## begin

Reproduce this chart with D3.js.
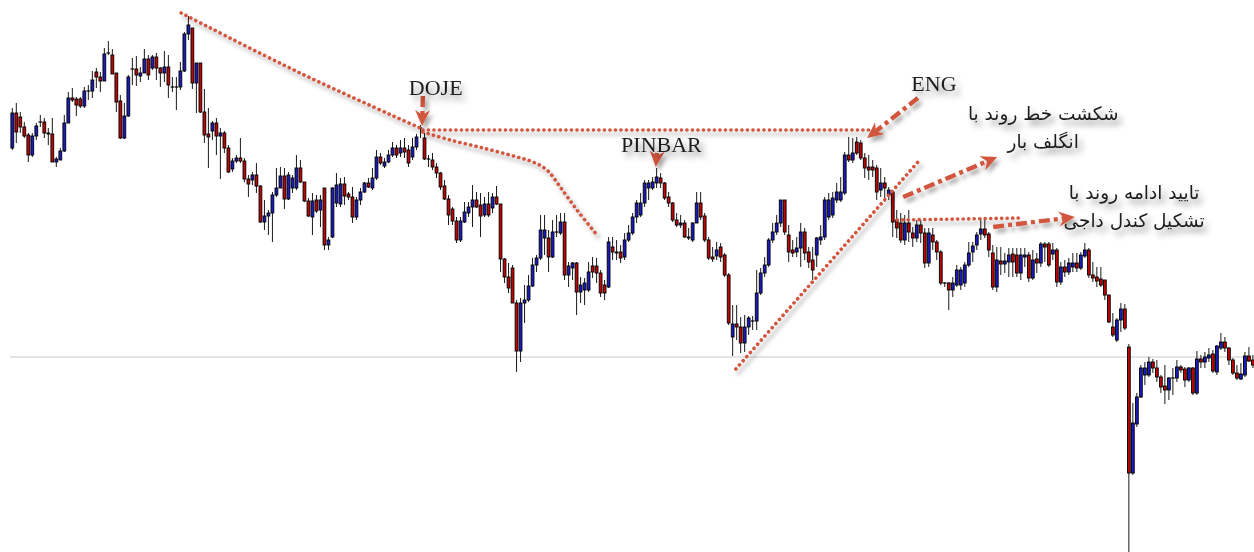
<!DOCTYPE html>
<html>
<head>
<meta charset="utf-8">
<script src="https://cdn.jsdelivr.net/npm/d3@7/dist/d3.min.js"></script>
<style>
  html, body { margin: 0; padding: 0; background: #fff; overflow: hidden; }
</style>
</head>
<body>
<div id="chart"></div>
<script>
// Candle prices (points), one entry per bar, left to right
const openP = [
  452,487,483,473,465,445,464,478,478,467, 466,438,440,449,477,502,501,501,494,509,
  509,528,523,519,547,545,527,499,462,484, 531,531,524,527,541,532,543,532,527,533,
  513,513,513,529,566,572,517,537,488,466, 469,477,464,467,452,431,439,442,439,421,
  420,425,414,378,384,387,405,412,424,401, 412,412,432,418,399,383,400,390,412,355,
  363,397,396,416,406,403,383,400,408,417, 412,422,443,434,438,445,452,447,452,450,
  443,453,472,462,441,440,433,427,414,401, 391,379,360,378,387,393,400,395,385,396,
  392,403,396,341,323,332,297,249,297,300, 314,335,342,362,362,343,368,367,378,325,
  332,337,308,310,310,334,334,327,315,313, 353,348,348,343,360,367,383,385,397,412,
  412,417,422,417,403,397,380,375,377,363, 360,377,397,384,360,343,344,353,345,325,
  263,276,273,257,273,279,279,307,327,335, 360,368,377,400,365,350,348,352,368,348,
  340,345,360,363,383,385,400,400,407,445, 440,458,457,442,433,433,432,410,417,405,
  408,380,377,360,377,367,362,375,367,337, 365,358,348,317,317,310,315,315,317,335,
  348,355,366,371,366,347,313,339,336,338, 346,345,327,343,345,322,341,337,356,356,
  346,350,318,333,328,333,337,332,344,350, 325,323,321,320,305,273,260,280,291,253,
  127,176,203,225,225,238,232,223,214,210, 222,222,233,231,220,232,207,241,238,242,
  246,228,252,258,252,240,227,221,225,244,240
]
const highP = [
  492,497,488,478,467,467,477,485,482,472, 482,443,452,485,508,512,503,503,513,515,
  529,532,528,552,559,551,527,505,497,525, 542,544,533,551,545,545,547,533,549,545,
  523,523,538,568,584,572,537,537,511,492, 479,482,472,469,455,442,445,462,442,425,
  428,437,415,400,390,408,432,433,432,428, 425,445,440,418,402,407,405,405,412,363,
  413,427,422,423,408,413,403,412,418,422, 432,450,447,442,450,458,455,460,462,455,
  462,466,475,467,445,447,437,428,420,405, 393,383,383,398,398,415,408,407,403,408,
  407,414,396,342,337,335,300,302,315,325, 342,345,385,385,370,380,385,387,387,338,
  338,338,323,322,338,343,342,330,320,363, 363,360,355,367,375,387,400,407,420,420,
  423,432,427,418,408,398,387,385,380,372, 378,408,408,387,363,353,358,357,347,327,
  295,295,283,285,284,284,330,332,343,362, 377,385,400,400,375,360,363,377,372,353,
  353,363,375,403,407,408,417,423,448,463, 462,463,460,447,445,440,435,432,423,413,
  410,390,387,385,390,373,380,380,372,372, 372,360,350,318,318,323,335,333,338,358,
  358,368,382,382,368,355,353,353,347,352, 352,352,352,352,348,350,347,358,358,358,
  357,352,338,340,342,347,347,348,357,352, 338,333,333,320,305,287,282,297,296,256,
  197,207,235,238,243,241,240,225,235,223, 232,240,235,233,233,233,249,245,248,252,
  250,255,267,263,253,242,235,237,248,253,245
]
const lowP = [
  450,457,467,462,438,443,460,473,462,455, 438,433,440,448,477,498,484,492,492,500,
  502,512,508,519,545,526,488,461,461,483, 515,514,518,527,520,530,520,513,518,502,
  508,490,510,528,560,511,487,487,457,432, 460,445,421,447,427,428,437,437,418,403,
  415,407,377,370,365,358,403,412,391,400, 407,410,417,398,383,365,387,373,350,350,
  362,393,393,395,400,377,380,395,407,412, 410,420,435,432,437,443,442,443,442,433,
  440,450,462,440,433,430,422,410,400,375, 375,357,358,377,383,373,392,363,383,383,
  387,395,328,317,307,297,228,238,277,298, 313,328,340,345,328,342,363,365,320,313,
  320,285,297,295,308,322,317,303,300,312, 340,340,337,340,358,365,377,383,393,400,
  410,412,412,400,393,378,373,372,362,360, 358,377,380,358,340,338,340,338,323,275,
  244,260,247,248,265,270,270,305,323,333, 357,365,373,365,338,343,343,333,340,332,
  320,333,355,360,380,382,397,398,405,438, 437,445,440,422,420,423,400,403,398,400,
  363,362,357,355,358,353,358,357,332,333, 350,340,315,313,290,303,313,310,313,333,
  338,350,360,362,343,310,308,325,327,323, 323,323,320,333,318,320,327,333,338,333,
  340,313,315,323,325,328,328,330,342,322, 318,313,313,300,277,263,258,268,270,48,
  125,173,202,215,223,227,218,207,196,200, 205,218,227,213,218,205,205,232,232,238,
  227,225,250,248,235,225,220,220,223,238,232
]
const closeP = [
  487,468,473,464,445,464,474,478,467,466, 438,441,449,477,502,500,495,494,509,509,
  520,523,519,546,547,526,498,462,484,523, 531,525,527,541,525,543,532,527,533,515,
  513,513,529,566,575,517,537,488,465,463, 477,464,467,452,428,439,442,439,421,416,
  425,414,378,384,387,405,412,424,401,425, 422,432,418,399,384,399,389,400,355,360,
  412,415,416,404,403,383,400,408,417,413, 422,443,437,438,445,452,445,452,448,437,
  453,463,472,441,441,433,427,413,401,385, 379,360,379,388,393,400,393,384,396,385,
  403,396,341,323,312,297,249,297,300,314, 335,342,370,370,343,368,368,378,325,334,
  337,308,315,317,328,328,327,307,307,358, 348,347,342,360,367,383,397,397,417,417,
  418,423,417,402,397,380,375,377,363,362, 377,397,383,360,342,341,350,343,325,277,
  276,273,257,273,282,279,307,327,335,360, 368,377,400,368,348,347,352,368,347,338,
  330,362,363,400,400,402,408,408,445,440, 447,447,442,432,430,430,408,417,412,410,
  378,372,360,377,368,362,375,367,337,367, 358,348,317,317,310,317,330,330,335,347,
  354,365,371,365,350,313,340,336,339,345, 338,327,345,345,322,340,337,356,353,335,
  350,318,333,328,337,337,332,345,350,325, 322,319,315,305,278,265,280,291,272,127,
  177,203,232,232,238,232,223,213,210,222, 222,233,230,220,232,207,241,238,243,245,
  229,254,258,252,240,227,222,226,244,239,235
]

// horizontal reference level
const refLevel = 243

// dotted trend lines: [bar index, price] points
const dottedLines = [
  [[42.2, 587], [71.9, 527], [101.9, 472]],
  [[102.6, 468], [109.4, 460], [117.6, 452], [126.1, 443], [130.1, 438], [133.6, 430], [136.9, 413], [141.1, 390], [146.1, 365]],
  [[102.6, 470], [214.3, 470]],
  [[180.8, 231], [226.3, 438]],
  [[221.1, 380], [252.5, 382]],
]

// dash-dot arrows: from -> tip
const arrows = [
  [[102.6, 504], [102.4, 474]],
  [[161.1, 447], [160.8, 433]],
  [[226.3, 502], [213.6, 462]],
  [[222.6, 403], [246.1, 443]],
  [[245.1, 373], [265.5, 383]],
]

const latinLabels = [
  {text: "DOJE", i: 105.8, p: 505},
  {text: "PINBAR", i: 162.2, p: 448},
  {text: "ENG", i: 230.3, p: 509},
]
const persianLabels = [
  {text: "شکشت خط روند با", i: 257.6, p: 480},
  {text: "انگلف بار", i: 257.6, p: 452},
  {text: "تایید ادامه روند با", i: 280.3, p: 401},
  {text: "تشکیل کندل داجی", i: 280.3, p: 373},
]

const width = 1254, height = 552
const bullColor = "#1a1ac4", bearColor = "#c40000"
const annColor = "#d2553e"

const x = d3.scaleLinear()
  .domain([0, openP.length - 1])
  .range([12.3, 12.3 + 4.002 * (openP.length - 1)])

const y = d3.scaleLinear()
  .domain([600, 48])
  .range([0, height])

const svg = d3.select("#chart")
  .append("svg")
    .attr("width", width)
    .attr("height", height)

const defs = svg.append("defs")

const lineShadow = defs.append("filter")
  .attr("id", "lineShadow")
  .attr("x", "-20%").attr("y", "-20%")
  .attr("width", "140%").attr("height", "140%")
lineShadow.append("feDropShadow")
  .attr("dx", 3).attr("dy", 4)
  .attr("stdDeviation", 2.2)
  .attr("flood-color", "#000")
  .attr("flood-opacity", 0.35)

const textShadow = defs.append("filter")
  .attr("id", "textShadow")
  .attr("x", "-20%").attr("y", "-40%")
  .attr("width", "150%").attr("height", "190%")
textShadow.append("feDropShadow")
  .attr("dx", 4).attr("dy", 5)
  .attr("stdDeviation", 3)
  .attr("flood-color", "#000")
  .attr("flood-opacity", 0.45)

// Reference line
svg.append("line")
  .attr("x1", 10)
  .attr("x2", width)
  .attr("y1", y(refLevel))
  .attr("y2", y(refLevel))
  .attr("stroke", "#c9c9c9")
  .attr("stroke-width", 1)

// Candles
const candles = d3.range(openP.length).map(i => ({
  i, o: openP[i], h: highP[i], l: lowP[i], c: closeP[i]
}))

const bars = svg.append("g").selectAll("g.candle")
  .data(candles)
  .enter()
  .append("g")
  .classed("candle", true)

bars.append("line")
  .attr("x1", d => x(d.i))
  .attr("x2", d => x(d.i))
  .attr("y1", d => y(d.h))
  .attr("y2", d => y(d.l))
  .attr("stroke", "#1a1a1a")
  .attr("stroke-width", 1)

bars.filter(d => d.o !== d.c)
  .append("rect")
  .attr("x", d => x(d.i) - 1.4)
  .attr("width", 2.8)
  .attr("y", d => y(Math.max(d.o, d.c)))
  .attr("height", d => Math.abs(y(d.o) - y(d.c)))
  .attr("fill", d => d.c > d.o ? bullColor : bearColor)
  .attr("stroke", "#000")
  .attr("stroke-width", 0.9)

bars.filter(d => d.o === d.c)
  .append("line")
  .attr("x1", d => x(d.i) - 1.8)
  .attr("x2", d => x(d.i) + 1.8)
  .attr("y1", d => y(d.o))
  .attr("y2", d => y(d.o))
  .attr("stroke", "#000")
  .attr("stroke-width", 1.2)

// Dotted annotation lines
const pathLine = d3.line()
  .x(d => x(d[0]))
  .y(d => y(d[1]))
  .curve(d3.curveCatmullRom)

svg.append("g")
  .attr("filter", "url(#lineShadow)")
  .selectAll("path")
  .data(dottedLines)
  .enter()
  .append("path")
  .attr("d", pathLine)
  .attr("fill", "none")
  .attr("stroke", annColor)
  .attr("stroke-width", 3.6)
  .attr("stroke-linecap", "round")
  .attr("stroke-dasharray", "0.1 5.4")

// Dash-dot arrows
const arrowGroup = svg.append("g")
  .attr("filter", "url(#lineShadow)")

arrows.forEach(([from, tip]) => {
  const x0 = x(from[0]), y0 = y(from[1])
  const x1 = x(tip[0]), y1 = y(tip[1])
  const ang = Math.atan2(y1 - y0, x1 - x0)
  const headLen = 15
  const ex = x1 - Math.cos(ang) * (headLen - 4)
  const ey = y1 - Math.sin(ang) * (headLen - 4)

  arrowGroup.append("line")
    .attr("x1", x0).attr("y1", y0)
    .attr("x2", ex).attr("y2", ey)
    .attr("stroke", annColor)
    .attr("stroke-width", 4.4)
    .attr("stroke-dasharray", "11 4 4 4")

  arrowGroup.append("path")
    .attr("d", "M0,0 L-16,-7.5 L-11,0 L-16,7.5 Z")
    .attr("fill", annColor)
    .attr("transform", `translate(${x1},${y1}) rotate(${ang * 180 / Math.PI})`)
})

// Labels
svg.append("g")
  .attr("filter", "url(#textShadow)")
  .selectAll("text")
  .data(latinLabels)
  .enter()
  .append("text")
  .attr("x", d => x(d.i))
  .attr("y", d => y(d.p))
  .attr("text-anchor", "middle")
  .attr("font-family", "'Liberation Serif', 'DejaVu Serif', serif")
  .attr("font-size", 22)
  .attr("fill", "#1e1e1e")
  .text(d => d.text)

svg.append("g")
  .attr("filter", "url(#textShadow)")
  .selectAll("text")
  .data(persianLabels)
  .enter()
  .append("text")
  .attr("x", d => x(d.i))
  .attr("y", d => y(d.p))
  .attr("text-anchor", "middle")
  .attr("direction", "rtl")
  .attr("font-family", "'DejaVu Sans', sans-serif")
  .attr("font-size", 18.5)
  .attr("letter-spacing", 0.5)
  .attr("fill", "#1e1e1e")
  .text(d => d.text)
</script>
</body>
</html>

## end
## begin

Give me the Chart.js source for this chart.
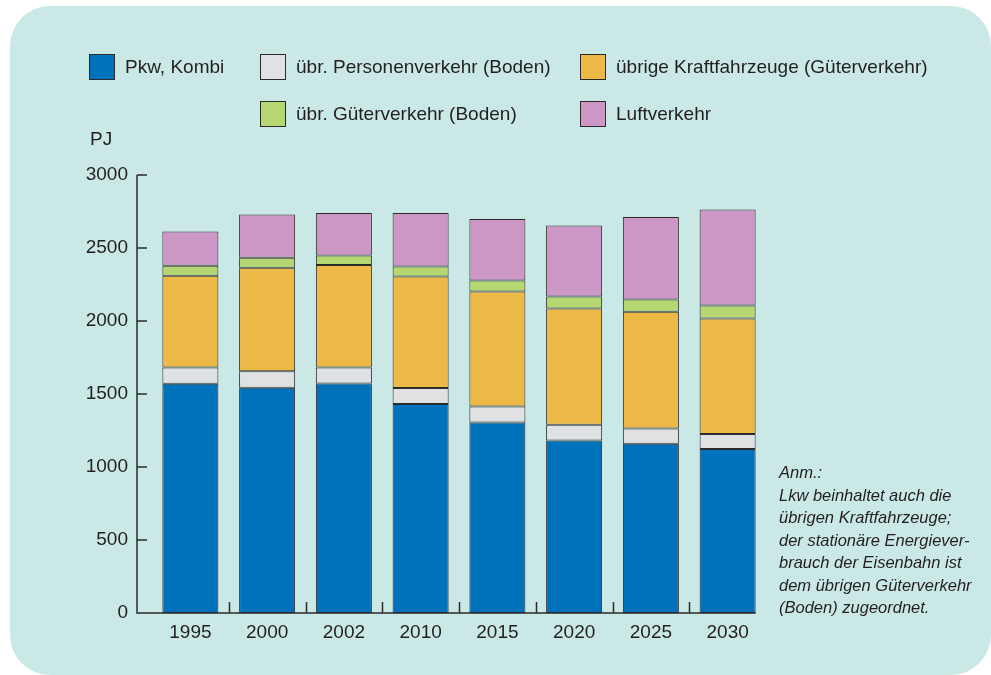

## end

▸ **Exercise task**
Which lines above contain the word "this"? Copy each of them.

▸ **Full response**
Reproduce this chart with D3.js.
Give me the Chart.js source for this chart.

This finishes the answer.